Le respect de la biodiversité comme facteur de développement ?

Pour les entreprises, la préservation de la biodiversité peut devenir un véritable axe de développement. Les changements de pratiques doivent être vus non pas comme des contraintes mais comme des opportunités : les entreprises du BTP ont tout à gagner à prendre les devants, en formant un référent biodiversité et en développant une expertise dans ce domaine. Le cas échéant, elles pourront ainsi proposer à la maîtrise d’ouvrage des solutions novatrices, ou optimiser l’économie du projet en réduisant les coûts liés à une éventuelle restauration de la biodiversité impactée, un moyen constructif de se différencier de la concurrence. Un chantier respectueux de la biodiversité comporte un intérêt certain en termes d’image et peut constituer aujourd’hui un facteur de promotion et de réussite d’un projet.

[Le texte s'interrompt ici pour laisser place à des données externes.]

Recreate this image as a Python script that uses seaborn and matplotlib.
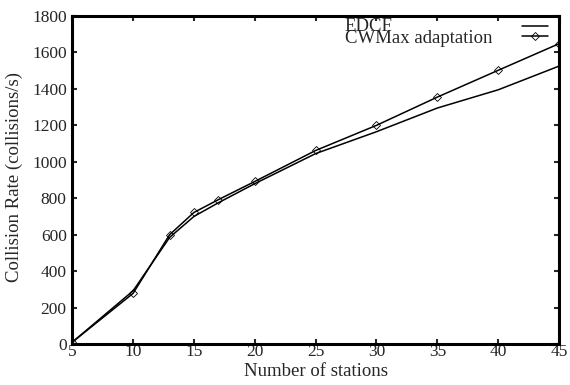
import pandas as pd
import numpy as np
import matplotlib
matplotlib.use('Agg')
import matplotlib.pyplot as plt
from matplotlib.lines import Line2D
import seaborn as sns

# valores
stations = [5, 10, 13, 15, 17, 20, 25, 30, 35, 40, 45]
edcf = [10, 292, 585, 700, 775, 880, 1045, 1165, 1295, 1395, 1525]
cwmax = [10, 278, 600, 722, 792, 892, 1062, 1200, 1355, 1502, 1648]
xticks = [5, 10, 15, 20, 25, 30, 35, 40, 45]
yticks = [0, 200, 400, 600, 800, 1000, 1200, 1400, 1600, 1800]
labels = ['EDCF', 'CWMax adaptation']

sns.set_style('ticks')
plt.rcParams['font.family'] = ['Liberation Serif', 'DejaVu Serif']

df = pd.DataFrame({'stations': stations, 'EDCF': edcf, 'CWMax adaptation': cwmax})

fig = plt.figure(figsize=(5.7, 3.85), dpi=100)
ax = fig.add_axes([0.1268, 0.1065, 0.8539, 0.8519])

sns.lineplot(data=df, x='stations', y='EDCF', ax=ax, color='black',
             linewidth=1.1, legend=False)
sns.lineplot(data=df, x='stations', y='CWMax adaptation', ax=ax, color='black',
             linewidth=1.1, marker='D', markersize=4.5, markerfacecolor='none',
             markeredgecolor='black', markeredgewidth=0.6, legend=False)

ax.set_xlim(5, 45)
ax.set_ylim(0, 1800)
ax.set_xticks(xticks)
ax.set_yticks(yticks)
ax.set_xlabel('Number of stations', fontsize=13.5)
ax.set_ylabel('Collision Rate (collisions/s)', fontsize=13.5)
ax.xaxis.set_label_coords(0.5007, -0.058)
ax.yaxis.set_label_coords(-0.101, 0.51)
ax.tick_params(direction='in', length=3.5, width=1.5, top=True, right=True,
               labelsize=12.5)
ax.tick_params(axis='x', pad=0)
ax.tick_params(axis='y', pad=4)
for s in ax.spines.values():
    s.set_linewidth(2.2)
    s.set_color('black')

# legenda estilo gnuplot: texto à esquerda, amostras à direita
handles = [Line2D([], [], color='black', linewidth=1.1),
           Line2D([], [], color='black', linewidth=1.1, marker='D', markersize=4.5,
                  markerfacecolor='none', markeredgewidth=0.6)]
ax.legend(handles, ['', ''], loc='upper right', bbox_to_anchor=(0.977, 0.98),
          frameon=False, borderpad=0, borderaxespad=0, labelspacing=0.0,
          handlelength=2.35, handletextpad=0, fontsize=8)
ax.text(0.560, 0.955, labels[0], transform=ax.transAxes, fontsize=13.5,
        va='baseline', ha='left')
ax.text(0.560, 0.918, labels[1], transform=ax.transAxes, fontsize=13.5,
        va='baseline', ha='left')

plt.savefig('out.png', dpi=100)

Une demande supérieure à l’offre

Kwata intervient sur deux ou trois gros chantiers chaque année, car l’association n’est pas en capacité d’en faire davantage. Pourtant la demande des entreprises va crescendo. Laurent Dubois-Ramirez, thérapeute le reste du temps, a été embauché spécifiquement pour l’activité déforestage il y a quatre ans mais il est seul. Des volontaires de l’association l’accompagnent quand le chantier le nécessite mais Kwata a déjà dû refuser des opérations faute de moyens humains disponibles. « Nous aimerions que le déplacement des espèces à mobilité réduite, nombreuses en Guyane, soit plus encadré et devienne une obligation, pas seulement une recommandation, conclut Benoit de Thoisy. Mais en même temps, il faudrait être capable de monter en puissance en capacité d’intervention, qu’il y ait d’autres structures comme la nôtre, avec davantage de moyens, et que toutes les entreprises soient prêtes à jouer le jeu ».